WHAT THE EXERCISE ASKS >>
Quote the listing below in full and exactly as written, but omit every picture.

####################

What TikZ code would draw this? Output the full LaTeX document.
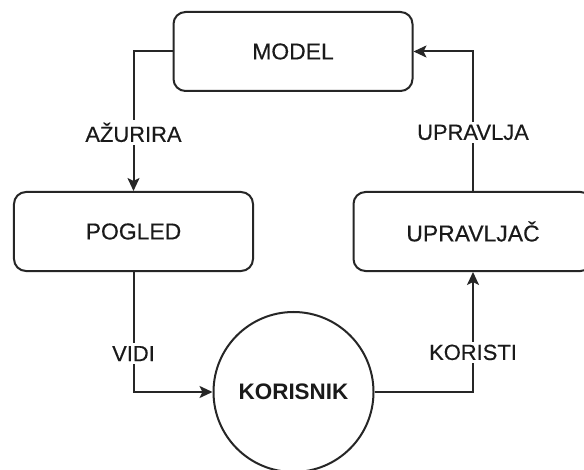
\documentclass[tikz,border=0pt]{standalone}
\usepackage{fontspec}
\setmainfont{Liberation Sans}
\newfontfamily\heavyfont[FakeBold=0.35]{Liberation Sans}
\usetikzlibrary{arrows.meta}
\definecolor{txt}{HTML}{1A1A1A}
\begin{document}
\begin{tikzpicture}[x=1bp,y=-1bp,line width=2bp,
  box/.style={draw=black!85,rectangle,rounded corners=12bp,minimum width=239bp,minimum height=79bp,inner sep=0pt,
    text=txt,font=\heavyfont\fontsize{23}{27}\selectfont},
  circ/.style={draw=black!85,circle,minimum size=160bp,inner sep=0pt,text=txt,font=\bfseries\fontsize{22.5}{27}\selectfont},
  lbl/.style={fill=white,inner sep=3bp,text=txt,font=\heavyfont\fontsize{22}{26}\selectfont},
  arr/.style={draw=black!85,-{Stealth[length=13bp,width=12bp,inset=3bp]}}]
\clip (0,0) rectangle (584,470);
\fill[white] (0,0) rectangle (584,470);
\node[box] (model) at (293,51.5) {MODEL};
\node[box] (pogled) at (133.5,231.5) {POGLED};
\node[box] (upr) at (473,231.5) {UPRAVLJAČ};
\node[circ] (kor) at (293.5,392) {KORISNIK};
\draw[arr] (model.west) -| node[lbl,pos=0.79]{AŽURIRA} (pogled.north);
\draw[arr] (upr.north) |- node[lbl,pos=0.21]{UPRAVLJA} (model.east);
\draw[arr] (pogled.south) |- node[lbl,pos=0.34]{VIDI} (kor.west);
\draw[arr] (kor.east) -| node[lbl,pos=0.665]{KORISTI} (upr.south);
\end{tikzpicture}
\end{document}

####################

RESULT >>
What TikZ code would draw this? Output the full LaTeX document.
\documentclass[tikz,border=0pt]{standalone}
\usepackage{fontspec}
\setmainfont{Liberation Sans}
\newfontfamily\heavyfont[FakeBold=0.35]{Liberation Sans}
\usetikzlibrary{arrows.meta}
\definecolor{txt}{HTML}{1A1A1A}
\begin{document}
\begin{tikzpicture}[x=1bp,y=-1bp,line width=2bp,
  box/.style={draw=black!85,rectangle,rounded corners=12bp,minimum width=239bp,minimum height=79bp,inner sep=0pt,
    text=txt,font=\heavyfont\fontsize{23}{27}\selectfont},
  circ/.style={draw=black!85,circle,minimum size=160bp,inner sep=0pt,text=txt,font=\bfseries\fontsize{22.5}{27}\selectfont},
  lbl/.style={fill=white,inner sep=3bp,text=txt,font=\heavyfont\fontsize{22}{26}\selectfont},
  arr/.style={draw=black!85,-{Stealth[length=13bp,width=12bp,inset=3bp]}}]
\clip (0,0) rectangle (584,470);
\fill[white] (0,0) rectangle (584,470);
\node[box] (model) at (293,51.5) {MODEL};
\node[box] (pogled) at (133.5,231.5) {POGLED};
\node[box] (upr) at (473,231.5) {UPRAVLJAČ};
\node[circ] (kor) at (293.5,392) {KORISNIK};
\draw[arr] (model.west) -| node[lbl,pos=0.79]{AŽURIRA} (pogled.north);
\draw[arr] (upr.north) |- node[lbl,pos=0.21]{UPRAVLJA} (model.east);
\draw[arr] (pogled.south) |- node[lbl,pos=0.34]{VIDI} (kor.west);
\draw[arr] (kor.east) -| node[lbl,pos=0.665]{KORISTI} (upr.south);
\end{tikzpicture}
\end{document}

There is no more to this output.